Philippine Department of Foreign Affairs spokesperson Teresita Daza said without elaborating that a diplomatic protest has been sent to China.
Philippine President Ferdinand Marcos Jr over the weekend said that the actions by the Chinese air force jets were “unjustified, illegal and reckless.”
“We call on the government of the People’s Republic of China [PRC] to cease all forms of provocative and hazardous acts that could undermine the safety of Filipino military and civilian personnel in the waters or in the skies, destabilize regional peace, and erode the trust and confidence of the international community in the PRC,” a Philippine government task force overseeing the South China Sea said on Monday.
Despite the encounter, Philippine monitoring of its airspace would be intensified, the task force said.

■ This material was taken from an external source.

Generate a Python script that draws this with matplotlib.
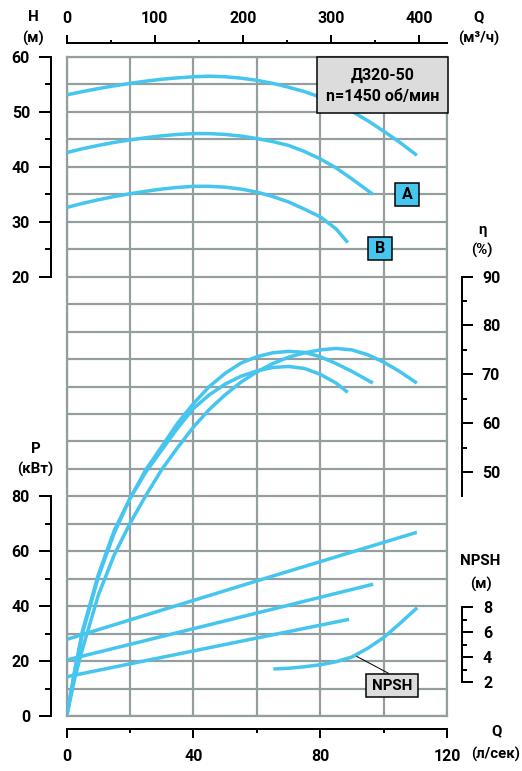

The Southern Theater Command of the Chinese People’s Liberation Army on Saturday said that a Philippine air force plane “illegally” entered the airspace above the shoal, which China claims disrupted combat training activities.
The command sent jets and ships to identify, track and drive away the Philippine aircraft, it added.
The command warned the Philippines to “stop its infringement, provocation, distortion and hyping-up.”
China in 2013 announced a new air defense identification zone over the East China Sea that covers a chain of disputed islands also claimed by Japan. Beijing said then that all aircraft entering the zone must notify Chinese authorities and they would be subject to emergency military measures if they did not identify themselves or obey orders from Beijing.
Washington and its allies said the move was invalid and refused to recognize it.
Chinese officials had warned that Beijing could establish a similar air defense identification zone over the South China Sea if its sovereignty over the sea passage, a key global trade and security route, was threatened.